■ **EXERCISE REQUIREMENTS**
Starting at the first line of the listing below, repeat each line exactly until the line containing "import * as", which you include. Leave out pictures.

■ **MATERIAL**
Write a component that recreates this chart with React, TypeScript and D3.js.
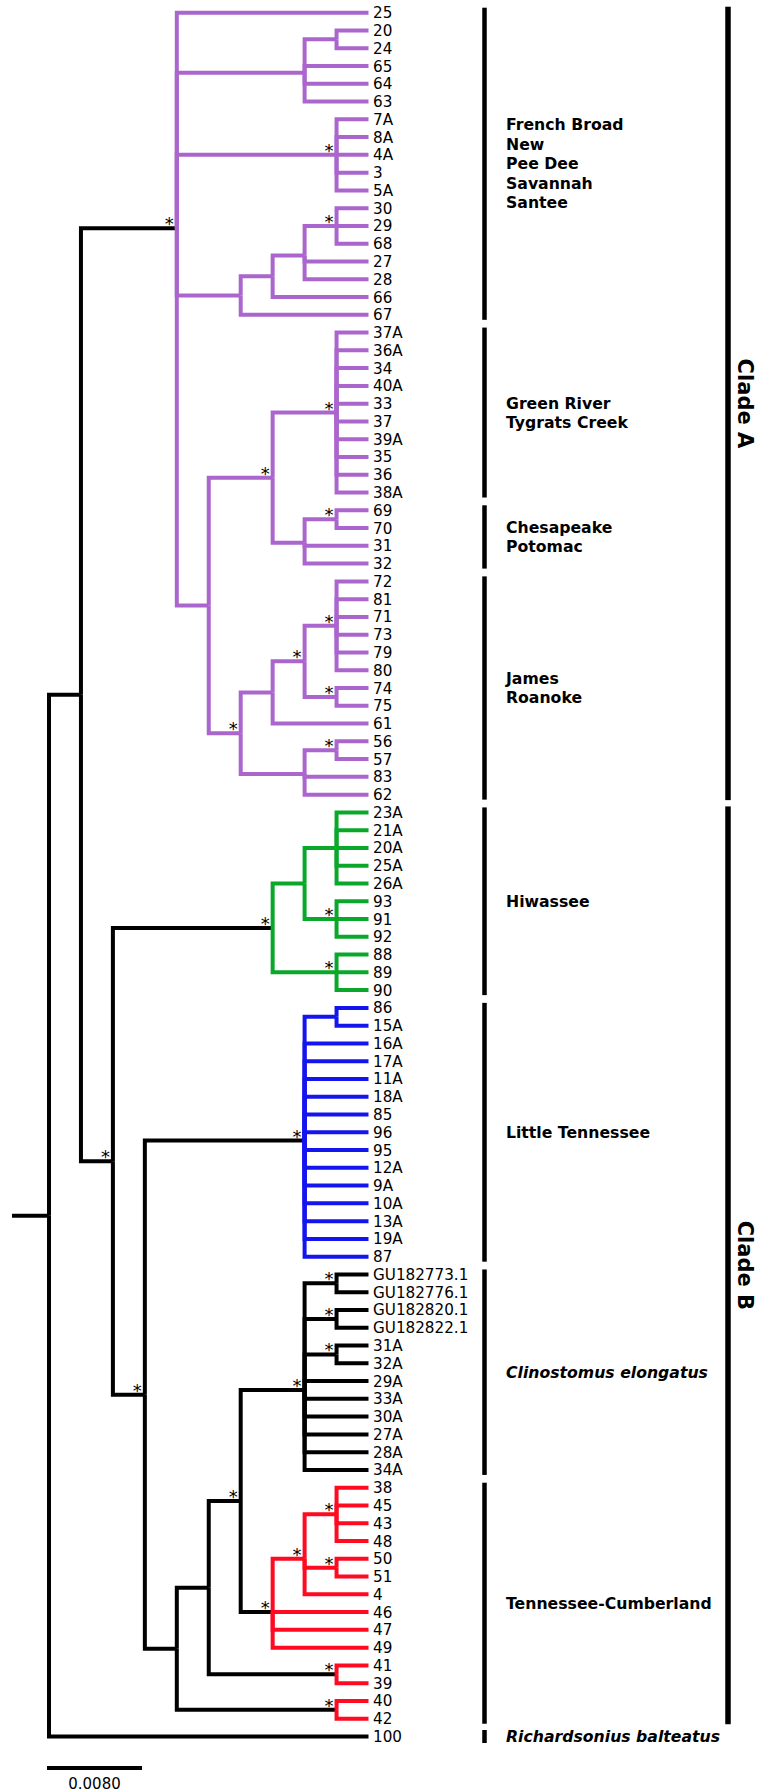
import React, { useMemo } from "react";
import * as d3 from "d3";

// tree topology in Newick form; "*" after a clade marks a supported node
const greenRiver = "((37A,36A,34,40A,33,37,39A,35,36,38A)*,((69,70)*,31,32))*";
const jamesRoanoke = "((((72,81,71,73,79,80)*,(74,75)*)*,61),((56,57)*,83,62))*";
const cladeA = `(25,((20,24),65,64,63),(7A,8A,4A,3,5A)*,((((30,29,68)*,27,28),66),67),(${greenRiver},${jamesRoanoke}))*`;
const hiwassee = "(((23A,21A,20A,25A,26A),(93,91,92)*),(88,89,90)*)*";
const littleTn = "((86,15A),16A,17A,11A,18A,85,96,95,12A,9A,10A,13A,19A,87)*";
const clinostomus = "((GU182773.1,GU182776.1)*,(GU182820.1,GU182822.1)*,(31A,32A)*,29A,33A,30A,27A,28A,34A)*";
const tnCumberland = "(((38,45,43,48)*,(50,51)*,4)*,46,47,49)*";
const tn41 = "(41,39)*";
const tn40 = "(40,42)*";
const backbone = "(($A,($H,($L,((($C,$T)*,$T41),$T40))*)*),100)";

// placeholder -> subtree, colour key
const subtrees: [string, string, string | null][] = [
  ["$A", cladeA, "purple"],
  ["$H", hiwassee, "green"],
  ["$L", littleTn, "blue"],
  ["$C", clinostomus, null],
  ["$T", tnCumberland, "red"],
  ["$T41", tn41, "red"],
  ["$T40", tn40, "red"],
];

const palette: Record<string, string> = {
  purple: "#ab66cd",
  green: "#0aa82a",
  blue: "#1414ef",
  red: "#ff0a20",
  black: "#000000",
};

// river drainage groups (first leaf, last leaf)
const groupLines = [
  ["French Broad", "New", "Pee Dee", "Savannah", "Santee"],
  ["Green River", "Tygrats Creek"],
  ["Chesapeake", "Potomac"],
  ["James", "Roanoke"],
  ["Hiwassee"],
  ["Little Tennessee"],
  ["Clinostomus elongatus"],
  ["Tennessee-Cumberland"],
  ["Richardsonius balteatus"],
];
const groupFrom = ["25", "37A", "69", "72", "23A", "86", "GU182773.1", "38", "100"];
const groupTo = ["67", "38A", "32", "62", "90", "87", "34A", "42", "100"];
const groupItalic = [false, false, false, false, false, false, true, false, true];

const cladeLabels = ["Clade A", "Clade B"];
const cladeFrom = ["25", "23A"];
const cladeTo = ["62", "42"];

const scaleValue = 0.008;
const scaleLabel = "0.0080";

type TNode = { name?: string; star?: boolean; color?: string | null; children?: TNode[] };

function parseNewick(s: string): TNode {
  let i = 0;
  const readLabel = () => {
    const start = i;
    while (i < s.length && !",()".includes(s[i])) i++;
    return s.slice(start, i).trim();
  };
  const parseNode = (): TNode => {
    if (s[i] === "(") {
      i++;
      const children: TNode[] = [];
      for (;;) {
        children.push(parseNode());
        if (s[i] === ",") { i++; continue; }
        i++;
        break;
      }
      const lab = readLabel();
      return { children, star: lab.includes("*") };
    }
    return { name: readLabel() };
  };
  return parseNode();
}

function buildTree(): TNode {
  const base = parseNewick(backbone);
  const fill = (n: TNode): TNode => {
    if (n.name && n.name.startsWith("$")) {
      const [, nw, col] = subtrees.find((d) => d[0] === n.name)!;
      const sub = parseNewick(nw);
      sub.color = col;
      return sub;
    }
    if (n.children) n.children = n.children.map(fill);
    return n;
  };
  return fill(base);
}

const W = 776;
const H = 1792;
const FONT = "DejaVu Sans, Verdana, sans-serif";

export default function App() {
  const { links, nodes, leaves, yOf, x, y } = useMemo(() => {
    const root = d3.hierarchy<TNode>(buildTree(), (d) => d.children);
    const n = root.leaves().length;
    d3.cluster<TNode>().size([n, 1]).separation(() => 1)(root);
    // inherit colours down the tree
    root.each((d: any) => {
      d.col = d.data.color ? palette[d.data.color] : d.parent ? d.parent.col : palette.black;
    });
    const y = d3.scaleLinear().domain([0.5, n - 0.5]).range([12.7, 1736.5]);
    const x = d3.scaleLinear().domain([0, 1]).range([49, 368.5]);
    const yOf: Record<string, number> = {};
    root.leaves().forEach((l: any) => (yOf[l.data.name] = y(l.x)));
    return { links: root.links(), nodes: root.descendants(), leaves: root.leaves(), yOf, x, y };
  }, []);

  const rootNode: any = nodes[0];
  const sb = d3.scaleLinear().domain([0, scaleValue]).range([47, 142]);

  const gx = 484.5;
  const cx = 728;
  const lineStep = 19.5;
  const fs = 15.7;

  return (
    <svg width={W} height={H} style={{ position: "absolute", left: 0, top: 0, background: "#fff" }} fontFamily={FONT}>
      <rect width={W} height={H} fill="#fff" />
      {/* root edge */}
      <line x1={x(0) - 37} x2={x(0)} y1={y(rootNode.x)} y2={y(rootNode.x)} stroke="#000" strokeWidth={4} />
      {links.map((l: any, i) => (
        <path
          key={i}
          d={`M${x(l.source.y)},${y(l.source.x)}V${y(l.target.x)}H${x(l.target.y)}`}
          fill="none"
          stroke={l.source.col}
          strokeWidth={4}
          strokeLinejoin="miter"
        />
      ))}
      {nodes
        .filter((d: any) => d.data.star)
        .map((d: any, i) => (
          <text key={i} x={x(d.y) - 7.5} y={y(d.x) + 2} fontSize={18} textAnchor="middle" fill="#000">
            *
          </text>
        ))}
      {leaves.map((d: any, i) => (
        <text key={i} x={373} y={y(d.x) + 5.5} fontSize={15.2} fill="#000">
          {d.data.name}
        </text>
      ))}
      {groupLines.map((lines, i) => {
        const single = groupFrom[i] === groupTo[i];
        const y0 = yOf[groupFrom[i]] - (single ? 6.5 : 5);
        const y1 = yOf[groupTo[i]] + (single ? 6.5 : 5);
        const mid = (y0 + y1) / 2;
        const first = mid - ((lines.length - 1) * lineStep) / 2 + 0.365 * fs;
        return (
          <g key={i}>
            <rect x={gx - 2.25} y={y0} width={4.5} height={y1 - y0} fill="#000" />
            {lines.map((t, j) => (
              <text
                key={j}
                x={506}
                y={first + j * lineStep}
                fontSize={fs}
                fontWeight="bold"
                fontStyle={groupItalic[i] ? "italic" : "normal"}
                fill="#000"
              >
                {t}
              </text>
            ))}
          </g>
        );
      })}
      {cladeLabels.map((t, i) => {
        const y0 = yOf[cladeFrom[i]] - 6;
        const y1 = yOf[cladeTo[i]] + 5.5;
        const mid = (y0 + y1) / 2;
        return (
          <g key={i}>
            <rect x={cx - 2.75} y={y0} width={5.5} height={y1 - y0} fill="#000" />
            <text
              x={737.5}
              y={mid}
              transform={`rotate(90 737.5 ${mid})`}
              textAnchor="middle"
              fontSize={21}
              fontWeight="bold"
              fill="#000"
            >
              {t}
            </text>
          </g>
        );
      })}
      {/* scale bar */}
      <line x1={sb(0)} x2={sb(scaleValue)} y1={1768} y2={1768} stroke="#000" strokeWidth={4} />
      <text x={(sb(0) + sb(scaleValue)) / 2} y={1788.5} fontSize={15} textAnchor="middle" fill="#000">
        {scaleLabel}
      </text>
    </svg>
  );
}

■ **FINISHED TASK**
Write a component that recreates this chart with React, TypeScript and D3.js.
import React, { useMemo } from "react";
import * as d3 from "d3";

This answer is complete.